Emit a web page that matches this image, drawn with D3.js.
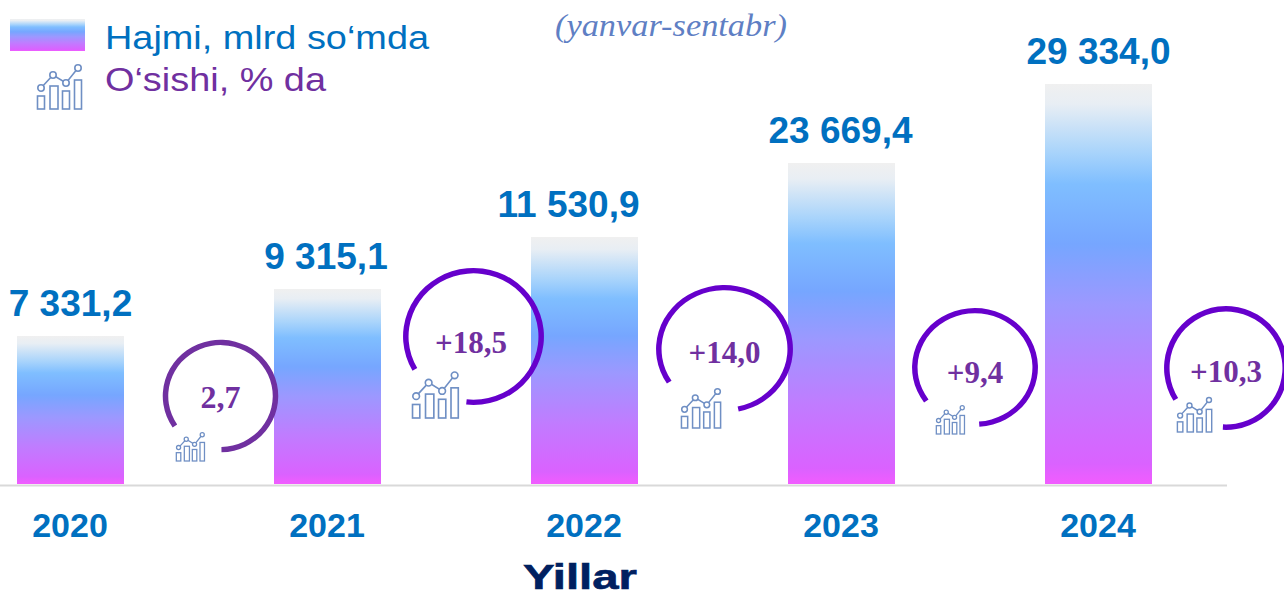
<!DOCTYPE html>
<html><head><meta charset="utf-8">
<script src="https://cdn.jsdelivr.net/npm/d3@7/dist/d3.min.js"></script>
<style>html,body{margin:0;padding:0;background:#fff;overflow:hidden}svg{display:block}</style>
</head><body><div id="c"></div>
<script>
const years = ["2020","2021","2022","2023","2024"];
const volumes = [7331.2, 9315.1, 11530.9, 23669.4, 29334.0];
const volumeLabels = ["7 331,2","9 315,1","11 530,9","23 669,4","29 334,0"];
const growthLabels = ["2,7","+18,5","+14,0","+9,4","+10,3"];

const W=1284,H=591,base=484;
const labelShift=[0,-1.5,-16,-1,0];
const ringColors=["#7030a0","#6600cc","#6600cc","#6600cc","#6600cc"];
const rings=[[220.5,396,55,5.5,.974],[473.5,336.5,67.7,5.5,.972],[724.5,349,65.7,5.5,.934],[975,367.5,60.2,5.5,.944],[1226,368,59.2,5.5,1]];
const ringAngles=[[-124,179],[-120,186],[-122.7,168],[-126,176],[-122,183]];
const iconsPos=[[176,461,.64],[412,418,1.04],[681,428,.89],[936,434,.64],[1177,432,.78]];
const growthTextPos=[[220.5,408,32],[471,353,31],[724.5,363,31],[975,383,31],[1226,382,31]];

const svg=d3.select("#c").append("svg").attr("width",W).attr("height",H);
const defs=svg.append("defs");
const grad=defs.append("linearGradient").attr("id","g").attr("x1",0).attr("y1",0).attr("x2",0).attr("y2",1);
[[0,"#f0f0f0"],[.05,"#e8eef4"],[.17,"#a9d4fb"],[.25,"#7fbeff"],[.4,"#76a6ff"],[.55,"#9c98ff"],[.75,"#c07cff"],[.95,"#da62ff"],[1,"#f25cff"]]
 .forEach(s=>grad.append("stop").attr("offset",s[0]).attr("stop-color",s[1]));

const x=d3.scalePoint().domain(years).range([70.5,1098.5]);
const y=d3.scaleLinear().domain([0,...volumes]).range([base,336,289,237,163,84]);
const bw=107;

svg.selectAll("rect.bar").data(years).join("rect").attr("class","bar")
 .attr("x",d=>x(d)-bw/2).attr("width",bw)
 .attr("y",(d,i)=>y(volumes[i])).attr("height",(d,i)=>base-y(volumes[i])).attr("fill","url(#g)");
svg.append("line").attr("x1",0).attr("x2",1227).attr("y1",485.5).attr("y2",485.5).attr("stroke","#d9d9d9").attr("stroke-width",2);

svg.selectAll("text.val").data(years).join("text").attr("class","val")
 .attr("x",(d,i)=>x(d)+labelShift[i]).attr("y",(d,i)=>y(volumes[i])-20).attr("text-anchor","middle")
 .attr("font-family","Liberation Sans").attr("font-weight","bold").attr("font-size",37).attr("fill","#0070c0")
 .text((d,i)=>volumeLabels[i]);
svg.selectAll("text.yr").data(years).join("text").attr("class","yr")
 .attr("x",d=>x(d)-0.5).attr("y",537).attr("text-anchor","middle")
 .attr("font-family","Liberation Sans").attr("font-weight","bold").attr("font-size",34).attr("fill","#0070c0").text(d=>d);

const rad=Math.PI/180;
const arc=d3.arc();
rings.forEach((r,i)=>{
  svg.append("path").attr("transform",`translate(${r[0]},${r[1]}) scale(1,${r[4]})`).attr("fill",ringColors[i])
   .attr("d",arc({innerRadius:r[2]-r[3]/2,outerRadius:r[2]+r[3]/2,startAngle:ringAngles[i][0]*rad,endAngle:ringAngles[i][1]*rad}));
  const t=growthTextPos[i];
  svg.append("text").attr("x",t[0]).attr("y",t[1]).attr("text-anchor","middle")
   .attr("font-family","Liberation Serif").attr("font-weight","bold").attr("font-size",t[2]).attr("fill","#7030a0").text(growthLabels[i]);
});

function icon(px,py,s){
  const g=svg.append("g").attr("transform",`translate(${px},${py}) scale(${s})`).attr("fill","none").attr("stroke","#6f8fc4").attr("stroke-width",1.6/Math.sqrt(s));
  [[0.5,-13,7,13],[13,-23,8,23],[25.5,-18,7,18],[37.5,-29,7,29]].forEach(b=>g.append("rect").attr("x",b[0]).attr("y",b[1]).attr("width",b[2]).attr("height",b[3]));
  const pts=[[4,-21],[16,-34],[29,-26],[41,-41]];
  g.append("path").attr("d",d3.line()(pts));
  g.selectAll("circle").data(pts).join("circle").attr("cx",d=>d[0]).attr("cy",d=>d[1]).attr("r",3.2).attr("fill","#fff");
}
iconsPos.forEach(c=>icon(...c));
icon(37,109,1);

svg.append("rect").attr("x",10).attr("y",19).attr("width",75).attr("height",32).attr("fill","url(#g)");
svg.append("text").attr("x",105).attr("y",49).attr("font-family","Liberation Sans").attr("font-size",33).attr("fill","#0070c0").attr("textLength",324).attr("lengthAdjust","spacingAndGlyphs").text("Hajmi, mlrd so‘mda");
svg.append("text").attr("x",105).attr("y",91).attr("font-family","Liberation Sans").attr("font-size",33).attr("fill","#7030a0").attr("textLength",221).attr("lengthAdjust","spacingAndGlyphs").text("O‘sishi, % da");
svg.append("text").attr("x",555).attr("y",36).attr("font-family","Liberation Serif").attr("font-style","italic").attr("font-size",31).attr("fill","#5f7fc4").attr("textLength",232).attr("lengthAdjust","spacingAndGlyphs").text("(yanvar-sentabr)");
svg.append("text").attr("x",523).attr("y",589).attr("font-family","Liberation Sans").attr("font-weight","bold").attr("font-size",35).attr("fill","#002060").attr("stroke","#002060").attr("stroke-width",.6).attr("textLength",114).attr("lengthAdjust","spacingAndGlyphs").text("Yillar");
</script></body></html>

-*-

Transcribe the listing above verbatim. Omit the pictures.

Complete answer
Emit a web page that matches this image, drawn with D3.js.
<!DOCTYPE html>
<html><head><meta charset="utf-8">
<script src="https://cdn.jsdelivr.net/npm/d3@7/dist/d3.min.js"></script>
<style>html,body{margin:0;padding:0;background:#fff;overflow:hidden}svg{display:block}</style>
</head><body><div id="c"></div>
<script>
const years = ["2020","2021","2022","2023","2024"];
const volumes = [7331.2, 9315.1, 11530.9, 23669.4, 29334.0];
const volumeLabels = ["7 331,2","9 315,1","11 530,9","23 669,4","29 334,0"];
const growthLabels = ["2,7","+18,5","+14,0","+9,4","+10,3"];

const W=1284,H=591,base=484;
const labelShift=[0,-1.5,-16,-1,0];
const ringColors=["#7030a0","#6600cc","#6600cc","#6600cc","#6600cc"];
const rings=[[220.5,396,55,5.5,.974],[473.5,336.5,67.7,5.5,.972],[724.5,349,65.7,5.5,.934],[975,367.5,60.2,5.5,.944],[1226,368,59.2,5.5,1]];
const ringAngles=[[-124,179],[-120,186],[-122.7,168],[-126,176],[-122,183]];
const iconsPos=[[176,461,.64],[412,418,1.04],[681,428,.89],[936,434,.64],[1177,432,.78]];
const growthTextPos=[[220.5,408,32],[471,353,31],[724.5,363,31],[975,383,31],[1226,382,31]];

const svg=d3.select("#c").append("svg").attr("width",W).attr("height",H);
const defs=svg.append("defs");
const grad=defs.append("linearGradient").attr("id","g").attr("x1",0).attr("y1",0).attr("x2",0).attr("y2",1);
[[0,"#f0f0f0"],[.05,"#e8eef4"],[.17,"#a9d4fb"],[.25,"#7fbeff"],[.4,"#76a6ff"],[.55,"#9c98ff"],[.75,"#c07cff"],[.95,"#da62ff"],[1,"#f25cff"]]
 .forEach(s=>grad.append("stop").attr("offset",s[0]).attr("stop-color",s[1]));

const x=d3.scalePoint().domain(years).range([70.5,1098.5]);
const y=d3.scaleLinear().domain([0,...volumes]).range([base,336,289,237,163,84]);
const bw=107;

svg.selectAll("rect.bar").data(years).join("rect").attr("class","bar")
 .attr("x",d=>x(d)-bw/2).attr("width",bw)
 .attr("y",(d,i)=>y(volumes[i])).attr("height",(d,i)=>base-y(volumes[i])).attr("fill","url(#g)");
svg.append("line").attr("x1",0).attr("x2",1227).attr("y1",485.5).attr("y2",485.5).attr("stroke","#d9d9d9").attr("stroke-width",2);

svg.selectAll("text.val").data(years).join("text").attr("class","val")
 .attr("x",(d,i)=>x(d)+labelShift[i]).attr("y",(d,i)=>y(volumes[i])-20).attr("text-anchor","middle")
 .attr("font-family","Liberation Sans").attr("font-weight","bold").attr("font-size",37).attr("fill","#0070c0")
 .text((d,i)=>volumeLabels[i]);
svg.selectAll("text.yr").data(years).join("text").attr("class","yr")
 .attr("x",d=>x(d)-0.5).attr("y",537).attr("text-anchor","middle")
 .attr("font-family","Liberation Sans").attr("font-weight","bold").attr("font-size",34).attr("fill","#0070c0").text(d=>d);

const rad=Math.PI/180;
const arc=d3.arc();
rings.forEach((r,i)=>{
  svg.append("path").attr("transform",`translate(${r[0]},${r[1]}) scale(1,${r[4]})`).attr("fill",ringColors[i])
   .attr("d",arc({innerRadius:r[2]-r[3]/2,outerRadius:r[2]+r[3]/2,startAngle:ringAngles[i][0]*rad,endAngle:ringAngles[i][1]*rad}));
  const t=growthTextPos[i];
  svg.append("text").attr("x",t[0]).attr("y",t[1]).attr("text-anchor","middle")
   .attr("font-family","Liberation Serif").attr("font-weight","bold").attr("font-size",t[2]).attr("fill","#7030a0").text(growthLabels[i]);
});

function icon(px,py,s){
  const g=svg.append("g").attr("transform",`translate(${px},${py}) scale(${s})`).attr("fill","none").attr("stroke","#6f8fc4").attr("stroke-width",1.6/Math.sqrt(s));
  [[0.5,-13,7,13],[13,-23,8,23],[25.5,-18,7,18],[37.5,-29,7,29]].forEach(b=>g.append("rect").attr("x",b[0]).attr("y",b[1]).attr("width",b[2]).attr("height",b[3]));
  const pts=[[4,-21],[16,-34],[29,-26],[41,-41]];
  g.append("path").attr("d",d3.line()(pts));
  g.selectAll("circle").data(pts).join("circle").attr("cx",d=>d[0]).attr("cy",d=>d[1]).attr("r",3.2).attr("fill","#fff");
}
iconsPos.forEach(c=>icon(...c));
icon(37,109,1);

svg.append("rect").attr("x",10).attr("y",19).attr("width",75).attr("height",32).attr("fill","url(#g)");
svg.append("text").attr("x",105).attr("y",49).attr("font-family","Liberation Sans").attr("font-size",33).attr("fill","#0070c0").attr("textLength",324).attr("lengthAdjust","spacingAndGlyphs").text("Hajmi, mlrd so‘mda");
svg.append("text").attr("x",105).attr("y",91).attr("font-family","Liberation Sans").attr("font-size",33).attr("fill","#7030a0").attr("textLength",221).attr("lengthAdjust","spacingAndGlyphs").text("O‘sishi, % da");
svg.append("text").attr("x",555).attr("y",36).attr("font-family","Liberation Serif").attr("font-style","italic").attr("font-size",31).attr("fill","#5f7fc4").attr("textLength",232).attr("lengthAdjust","spacingAndGlyphs").text("(yanvar-sentabr)");
svg.append("text").attr("x",523).attr("y",589).attr("font-family","Liberation Sans").attr("font-weight","bold").attr("font-size",35).attr("fill","#002060").attr("stroke","#002060").attr("stroke-width",.6).attr("textLength",114).attr("lengthAdjust","spacingAndGlyphs").text("Yillar");
</script></body></html>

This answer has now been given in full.